J'adore le lâcher de marcassins à la sortie de la mairie. Ça change tellement des froufroutements mièvres de ces colombins crétins. Ici on trempe des deux pieds dans le romantisme rimbaldien, parce qu'un petit sanglier, ça chie autant que les habituelles colombes, mais au moins on le voit venir.
Comment nous nous retrouvons embringués au vin d'honneur ? Je ne saurais trop le dire. Mais une chose est sûre, ç'aurait été dommage de manquer un buffet à la griffe si reconnaissable.
Servir un cocktail à base de bière de porto et de Bailey's c'est couillu mais ça s'accorde à la perfection avec les mignardises qui rappellent sans doute de jolis souvenirs à beaucoup de monde. Le service étant assuré par une demi-douzaine d'Albanais gigantesques, je mâche longuement mon roulé de saucisson polonais au cheddar en bombe histoire de ne pas être obligé de me resservir tout de suite. Quand je me vois proposer de goûter les feuilles de vigne au pâté de marcassin (que je n'ai plus vu depuis qu'il s'égayaient tout à l'heure, d'ailleurs) je béni le ciel d'être une fille et d'avoir emporté une pochette pour y recracher discrètement ce que j'ai en bouche tout en faisant mine de chercher un mouchoir. Mon boyfriend, lui, a eu la chance de tomber sur ce qui doit être du tartare de saumon au pamplemousse. Il pourrait m'en proposer, le salaud !
La musique traditionnelle a remplacé celle de R.E.M.. Les hommes tirent à la carabine. Quelques pigeons et une pie s'abattent, les pattes en l'air, dans les plateaux de sandwiches au concombre et de boulets sauce lapin.
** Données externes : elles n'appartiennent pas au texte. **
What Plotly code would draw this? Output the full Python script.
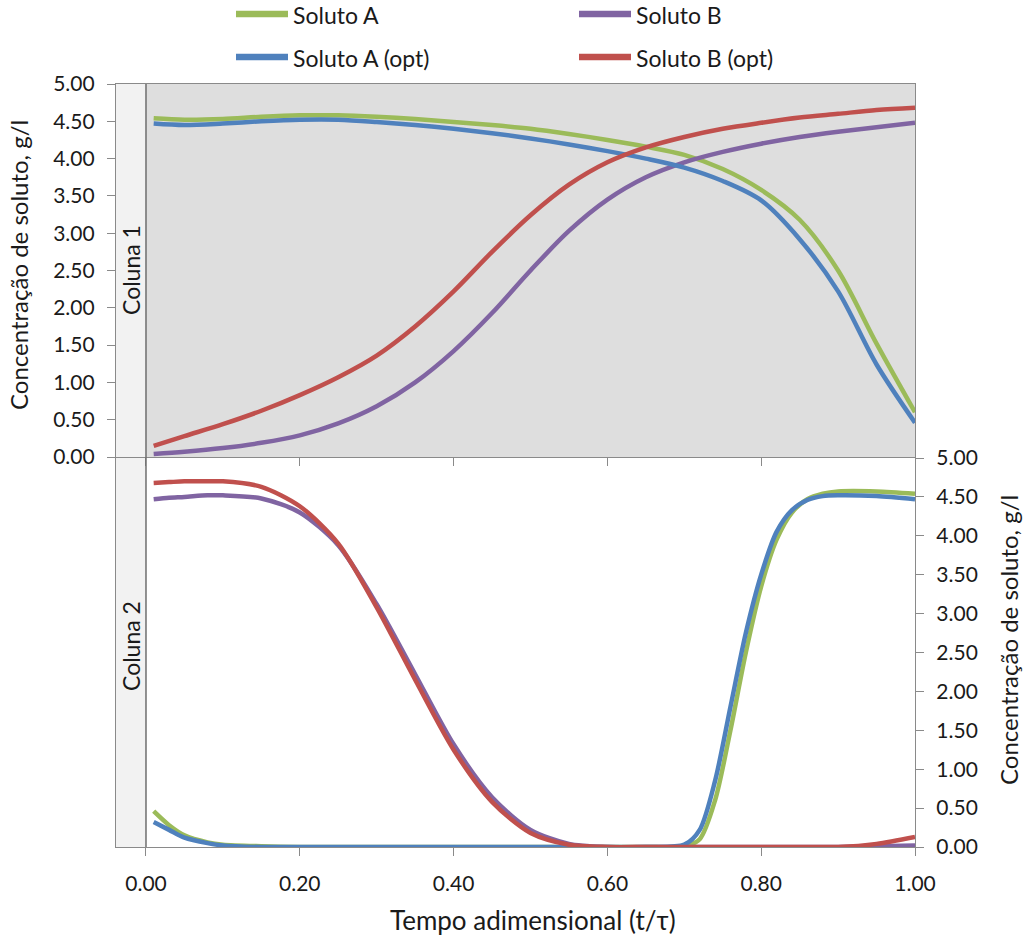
import plotly.graph_objects as go

W, H = 1024, 939

# ---------------- data ----------------
x_top = [0.01, 0.05, 0.10, 0.15, 0.20, 0.25, 0.30, 0.35, 0.40, 0.45, 0.50,
         0.55, 0.60, 0.65, 0.70, 0.75, 0.80, 0.85, 0.90, 0.95, 1.00]
a_top = [4.54, 4.52, 4.53, 4.56, 4.58, 4.58, 4.56, 4.53, 4.49, 4.45, 4.40,
         4.33, 4.25, 4.16, 4.05, 3.86, 3.58, 3.18, 2.50, 1.52, 0.60]
b_top = [0.04, 0.07, 0.12, 0.19, 0.29, 0.45, 0.68, 1.00, 1.42, 1.93, 2.50,
         3.03, 3.45, 3.75, 3.95, 4.09, 4.20, 4.29, 4.36, 4.42, 4.48]
a_opt_top = [4.47, 4.45, 4.47, 4.50, 4.52, 4.52, 4.49, 4.45, 4.40, 4.34, 4.27,
             4.19, 4.10, 4.00, 3.88, 3.70, 3.44, 2.92, 2.22, 1.24, 0.46]
b_opt_top = [0.15, 0.28, 0.44, 0.62, 0.83, 1.07, 1.36, 1.75, 2.22, 2.75, 3.24,
             3.65, 3.95, 4.15, 4.29, 4.40, 4.48, 4.55, 4.60, 4.65, 4.68]

x_bot = [0.01, 0.03, 0.05, 0.08, 0.10, 0.15, 0.20, 0.25, 0.30, 0.35, 0.40,
         0.45, 0.50, 0.55, 0.60, 0.65, 0.70, 0.72, 0.74, 0.76, 0.78, 0.80,
         0.82, 0.84, 0.86, 0.88, 0.90, 0.95, 1.00]
a_bot = [0.46, 0.28, 0.15, 0.06, 0.03, 0.01, 0.00, 0.00, 0.00, 0.00, 0.00,
         0.00, 0.00, 0.00, 0.00, 0.00, 0.01, 0.10, 0.60, 1.50, 2.50, 3.35,
         3.95, 4.30, 4.47, 4.54, 4.57, 4.57, 4.54]
b_bot = [4.47, 4.49, 4.50, 4.52, 4.52, 4.48, 4.30, 3.88, 3.12, 2.22, 1.32,
         0.64, 0.22, 0.04, 0.00, 0.00, 0.00, 0.00, 0.00, 0.00, 0.00, 0.00,
         0.00, 0.00, 0.00, 0.00, 0.00, 0.01, 0.02]
a_opt_bot = [0.32, 0.22, 0.12, 0.05, 0.02, 0.00, 0.00, 0.00, 0.00, 0.00, 0.00,
             0.00, 0.00, 0.00, 0.00, 0.00, 0.03, 0.22, 0.85, 1.80, 2.75, 3.50,
             4.05, 4.33, 4.46, 4.51, 4.52, 4.51, 4.47]
b_opt_bot = [4.68, 4.69, 4.70, 4.70, 4.70, 4.63, 4.38, 3.90, 3.08, 2.15, 1.25,
             0.58, 0.18, 0.03, 0.00, 0.00, 0.00, 0.00, 0.00, 0.00, 0.00, 0.00,
             0.00, 0.00, 0.00, 0.00, 0.00, 0.04, 0.13]

series_names = ["Soluto A", "Soluto B", "Soluto A (opt)", "Soluto B (opt)"]
series_colors = ["#9BBB59", "#8064A2", "#4F81BD", "#C0504D"]
x_ticks = [0.0, 0.2, 0.4, 0.6, 0.8, 1.0]
y_ticks = [0.0, 0.5, 1.0, 1.5, 2.0, 2.5, 3.0, 3.5, 4.0, 4.5, 5.0]
x_min = -0.039  # room for the "Coluna" label strip

FONT = "Lato"
TXT = "#1a1a1a"
LINE = "#8a8a8a"

def px(x):
    return x / W

def py(y):
    return 1 - y / H

fig = go.Figure()

top_sets = [a_top, b_top, a_opt_top, b_opt_top]
bot_sets = [a_bot, b_bot, a_opt_bot, b_opt_bot]
for name, col, yv in zip(series_names, series_colors, top_sets):
    fig.add_trace(go.Scatter(x=x_top, y=yv, mode="lines", name=name,
                             line=dict(color=col, width=4.5, shape="spline", smoothing=0.9),
                             xaxis="x", yaxis="y", showlegend=False))
for name, col, yv in zip(series_names, series_colors, bot_sets):
    fig.add_trace(go.Scatter(x=x_bot, y=yv, mode="lines", name=name,
                             line=dict(color=col, width=4.5, shape="spline", smoothing=0.8),
                             xaxis="x2", yaxis="y2", showlegend=False))

xdom = [px(116), px(915)]
ydom_top = [py(457), py(84)]
ydom_bot = [py(847), py(458)]

axis_common = dict(showgrid=False, zeroline=False, showline=True, mirror=True,
                   linecolor=LINE, linewidth=1.3, ticks="outside", ticklen=8,
                   tickcolor=LINE, tickwidth=1.3, automargin=False,
                   tickfont=dict(family=FONT, size=21, color=TXT))

fig.update_layout(
    width=W, height=H, margin=dict(l=0, r=0, t=0, b=0, pad=0, autoexpand=False),
    paper_bgcolor="white", plot_bgcolor="white", showlegend=False,
    xaxis=dict(domain=xdom, range=[x_min, 1.0], anchor="y", tickvals=x_ticks,
               showticklabels=False, **axis_common),
    yaxis=dict(domain=ydom_top, range=[0, 5], anchor="x", tickvals=y_ticks,
               tickformat=".2f", ticklabelstandoff=8, **axis_common),
    xaxis2=dict(domain=xdom, range=[x_min, 1.0], anchor="y2", tickvals=x_ticks,
                tickformat=".2f", ticklabelstandoff=10, **axis_common),
    yaxis2=dict(domain=ydom_bot, range=[0, 5], anchor="x2", side="right",
                tickvals=y_ticks, tickformat=".2f", ticklabelstandoff=8,
                **axis_common),
)

shapes = []
# gray plot area of upper chart
shapes.append(dict(type="rect", xref="x", yref="y domain", x0=0, x1=1, y0=0, y1=1,
                   fillcolor="#DEDEDE", line=dict(width=0), layer="below"))
# label strips
for yr in ["y domain", "y2 domain"]:
    shapes.append(dict(type="rect", xref="x", yref=yr, x0=x_min, x1=0, y0=0, y1=1,
                       fillcolor="#F2F2F2", line=dict(width=0), layer="below"))
# vertical separator at t=0
shapes.append(dict(type="line", xref="x", yref="paper", x0=0, x1=0,
                   y0=ydom_bot[0], y1=ydom_top[1],
                   line=dict(color="#6e6e6e", width=1.5), layer="above"))

def note(text, x, y, size, angle=0, xanchor="center"):
    return dict(text=text, xref="paper", yref="paper", x=px(x), y=py(y),
                xanchor=xanchor, yanchor="middle", showarrow=False,
                textangle=angle, font=dict(family=FONT, size=size, color=TXT))

annotations = [
    note("Coluna 1", 131, 270, 23, -90),
    note("Coluna 2", 131, 646, 23, -90),
    note("Concentração de soluto, g/l", 19, 265, 24, -90),
    note("Concentração de soluto, g/l", 1008, 640, 24, -90),
    note("Tempo adimensional (t/τ)", 533, 920, 26),
]

# legend (2 x 2)
leg_pos = [(236, 15), (579, 15), (236, 58), (579, 58)]
for (lx, ly), name, col in zip(leg_pos, series_names, series_colors):
    shapes.append(dict(type="line", xref="paper", yref="paper",
                       x0=px(lx), x1=px(lx + 52), y0=py(ly - 1), y1=py(ly - 1),
                       line=dict(color=col, width=6.5)))
    annotations.append(note(name, lx + 55, ly, 23, 0, "left"))

fig.update_layout(shapes=shapes, annotations=annotations)

fig.write_html("out.html")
J'aperçois tout à coup une jeune femme rousse qui m'évoque quelque chose, mais comme celui qui l'accompagne ne porte pas de chapeau melon, je préfère ne pas me faire remarquer en abordant de parfaits inconnus. Le copinage virtuel impose un certain devoir de réserve. La situation est déjà bien assez incongrue comme ça.
Au bout du troisième verre que je vide au pied d'un platane, ce dernier commence à montrer des signes de détresse. Il serait peut être temps de penser à rentrer.
Maintenant coiffée d'un chapeau de cow-boy, la jeune mariée vient de monter sur âne qu'elle oblige à se cabrer et s'élance au galop en poussant des cris perçants. Les invités la suivent pour la suite des réjouissances. L'endroit se vide rapidement. Il ne reste bientôt plus que des verres traînants de-ci de là, quelques flaques de vomi derrière les buissons et une paire de poules écrasées.
Je croise le regard de Nicolas. Les quelques pintes qu'il s'est envoyé lui donnent un regard un tout petit peu vague et je remarque qu'il louche pas si discrètement que ça dans mon décolleté. Pour l'heure je ne sais pas si je dois m'en sentir flattée ou pas. Je n'avais jamais eu l'occasion de réfléchir à la question.
Et comme je ne sais pas trop pendant combien de temps je vais garder cette garniture chromosomique d'emprunt, il serait peut être temps de penser à en profiter.
Nous remontons en voiture. Je baille à l'idée des kilomètres de forêt qu'il faudra traverser si on veut éviter les encombrements de l'autoroute. A la radio, on signale le contenu d'un camion citerne répandu dans un échangeur. Toute cette mayonnaise doit rendre la route très glissante. Je me prends à souhaiter… et bien que mon chauffeur me fasse le coup de la panne… et beaucoup de bonheur(s) aux mariés aussi, évidement.